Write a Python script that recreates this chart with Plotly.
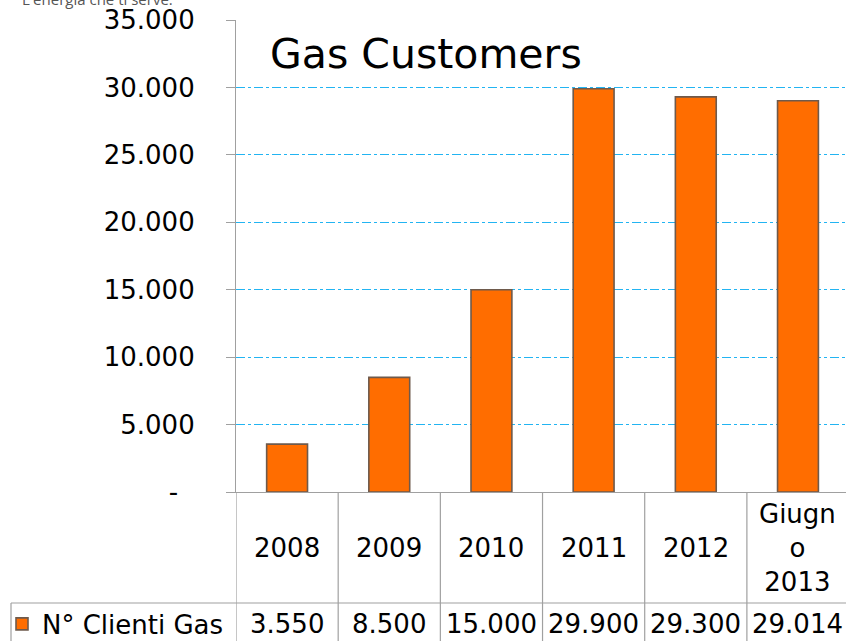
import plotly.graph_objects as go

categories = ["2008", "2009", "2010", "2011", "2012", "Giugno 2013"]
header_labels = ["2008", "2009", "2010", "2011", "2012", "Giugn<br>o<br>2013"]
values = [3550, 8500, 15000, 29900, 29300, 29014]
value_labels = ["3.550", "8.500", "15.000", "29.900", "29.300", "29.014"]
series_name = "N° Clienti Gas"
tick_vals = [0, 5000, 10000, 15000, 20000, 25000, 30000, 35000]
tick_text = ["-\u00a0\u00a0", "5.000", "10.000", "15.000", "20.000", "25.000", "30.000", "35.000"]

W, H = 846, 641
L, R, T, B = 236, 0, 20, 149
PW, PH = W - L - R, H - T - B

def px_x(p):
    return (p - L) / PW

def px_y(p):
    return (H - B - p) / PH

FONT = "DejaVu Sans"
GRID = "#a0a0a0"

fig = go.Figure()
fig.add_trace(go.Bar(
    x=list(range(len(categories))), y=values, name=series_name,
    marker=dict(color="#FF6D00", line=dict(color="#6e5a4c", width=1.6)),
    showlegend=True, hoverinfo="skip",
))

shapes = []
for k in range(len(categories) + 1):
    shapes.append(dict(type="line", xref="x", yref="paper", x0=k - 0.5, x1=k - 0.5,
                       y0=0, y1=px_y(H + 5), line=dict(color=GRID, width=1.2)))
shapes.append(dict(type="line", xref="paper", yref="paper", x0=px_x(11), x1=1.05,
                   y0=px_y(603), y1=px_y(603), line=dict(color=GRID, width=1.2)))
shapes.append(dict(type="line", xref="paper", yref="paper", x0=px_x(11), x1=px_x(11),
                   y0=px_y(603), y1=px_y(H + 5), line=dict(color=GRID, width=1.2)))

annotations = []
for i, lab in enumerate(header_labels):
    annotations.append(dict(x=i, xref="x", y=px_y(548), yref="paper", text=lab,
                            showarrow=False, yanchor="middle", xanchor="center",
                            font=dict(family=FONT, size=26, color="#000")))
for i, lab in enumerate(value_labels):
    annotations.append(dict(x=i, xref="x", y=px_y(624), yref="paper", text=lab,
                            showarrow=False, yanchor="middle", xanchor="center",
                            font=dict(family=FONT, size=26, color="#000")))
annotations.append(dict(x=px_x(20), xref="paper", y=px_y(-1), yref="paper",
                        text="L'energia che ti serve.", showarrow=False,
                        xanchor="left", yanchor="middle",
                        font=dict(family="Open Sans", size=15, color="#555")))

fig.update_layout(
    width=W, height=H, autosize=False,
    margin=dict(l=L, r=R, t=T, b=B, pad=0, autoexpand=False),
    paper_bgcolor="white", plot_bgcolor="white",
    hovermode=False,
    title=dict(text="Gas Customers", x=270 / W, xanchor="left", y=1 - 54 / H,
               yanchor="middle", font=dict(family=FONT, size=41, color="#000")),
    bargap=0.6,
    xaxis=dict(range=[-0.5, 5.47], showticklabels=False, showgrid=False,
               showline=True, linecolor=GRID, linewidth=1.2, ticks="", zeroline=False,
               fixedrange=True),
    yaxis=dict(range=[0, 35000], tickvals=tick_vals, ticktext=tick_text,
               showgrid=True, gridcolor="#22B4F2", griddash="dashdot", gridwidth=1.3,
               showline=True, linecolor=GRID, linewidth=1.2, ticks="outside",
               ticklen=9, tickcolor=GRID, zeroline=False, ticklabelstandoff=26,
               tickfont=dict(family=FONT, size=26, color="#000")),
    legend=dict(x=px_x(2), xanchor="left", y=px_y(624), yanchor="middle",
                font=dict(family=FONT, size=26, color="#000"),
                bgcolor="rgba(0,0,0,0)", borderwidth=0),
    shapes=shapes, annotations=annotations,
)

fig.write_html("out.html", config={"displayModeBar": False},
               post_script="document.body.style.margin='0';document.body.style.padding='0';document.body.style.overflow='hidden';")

*Exercise details*. Quote the preceding listing precisely and completely, omitting its images.

*Full answer*.
Write a Python script that recreates this chart with Plotly.
import plotly.graph_objects as go

categories = ["2008", "2009", "2010", "2011", "2012", "Giugno 2013"]
header_labels = ["2008", "2009", "2010", "2011", "2012", "Giugn<br>o<br>2013"]
values = [3550, 8500, 15000, 29900, 29300, 29014]
value_labels = ["3.550", "8.500", "15.000", "29.900", "29.300", "29.014"]
series_name = "N° Clienti Gas"
tick_vals = [0, 5000, 10000, 15000, 20000, 25000, 30000, 35000]
tick_text = ["-\u00a0\u00a0", "5.000", "10.000", "15.000", "20.000", "25.000", "30.000", "35.000"]

W, H = 846, 641
L, R, T, B = 236, 0, 20, 149
PW, PH = W - L - R, H - T - B

def px_x(p):
    return (p - L) / PW

def px_y(p):
    return (H - B - p) / PH

FONT = "DejaVu Sans"
GRID = "#a0a0a0"

fig = go.Figure()
fig.add_trace(go.Bar(
    x=list(range(len(categories))), y=values, name=series_name,
    marker=dict(color="#FF6D00", line=dict(color="#6e5a4c", width=1.6)),
    showlegend=True, hoverinfo="skip",
))

shapes = []
for k in range(len(categories) + 1):
    shapes.append(dict(type="line", xref="x", yref="paper", x0=k - 0.5, x1=k - 0.5,
                       y0=0, y1=px_y(H + 5), line=dict(color=GRID, width=1.2)))
shapes.append(dict(type="line", xref="paper", yref="paper", x0=px_x(11), x1=1.05,
                   y0=px_y(603), y1=px_y(603), line=dict(color=GRID, width=1.2)))
shapes.append(dict(type="line", xref="paper", yref="paper", x0=px_x(11), x1=px_x(11),
                   y0=px_y(603), y1=px_y(H + 5), line=dict(color=GRID, width=1.2)))

annotations = []
for i, lab in enumerate(header_labels):
    annotations.append(dict(x=i, xref="x", y=px_y(548), yref="paper", text=lab,
                            showarrow=False, yanchor="middle", xanchor="center",
                            font=dict(family=FONT, size=26, color="#000")))
for i, lab in enumerate(value_labels):
    annotations.append(dict(x=i, xref="x", y=px_y(624), yref="paper", text=lab,
                            showarrow=False, yanchor="middle", xanchor="center",
                            font=dict(family=FONT, size=26, color="#000")))
annotations.append(dict(x=px_x(20), xref="paper", y=px_y(-1), yref="paper",
                        text="L'energia che ti serve.", showarrow=False,
                        xanchor="left", yanchor="middle",
                        font=dict(family="Open Sans", size=15, color="#555")))

fig.update_layout(
    width=W, height=H, autosize=False,
    margin=dict(l=L, r=R, t=T, b=B, pad=0, autoexpand=False),
    paper_bgcolor="white", plot_bgcolor="white",
    hovermode=False,
    title=dict(text="Gas Customers", x=270 / W, xanchor="left", y=1 - 54 / H,
               yanchor="middle", font=dict(family=FONT, size=41, color="#000")),
    bargap=0.6,
    xaxis=dict(range=[-0.5, 5.47], showticklabels=False, showgrid=False,
               showline=True, linecolor=GRID, linewidth=1.2, ticks="", zeroline=False,
               fixedrange=True),
    yaxis=dict(range=[0, 35000], tickvals=tick_vals, ticktext=tick_text,
               showgrid=True, gridcolor="#22B4F2", griddash="dashdot", gridwidth=1.3,
               showline=True, linecolor=GRID, linewidth=1.2, ticks="outside",
               ticklen=9, tickcolor=GRID, zeroline=False, ticklabelstandoff=26,
               tickfont=dict(family=FONT, size=26, color="#000")),
    legend=dict(x=px_x(2), xanchor="left", y=px_y(624), yanchor="middle",
                font=dict(family=FONT, size=26, color="#000"),
                bgcolor="rgba(0,0,0,0)", borderwidth=0),
    shapes=shapes, annotations=annotations,
)

fig.write_html("out.html", config={"displayModeBar": False},
               post_script="document.body.style.margin='0';document.body.style.padding='0';document.body.style.overflow='hidden';")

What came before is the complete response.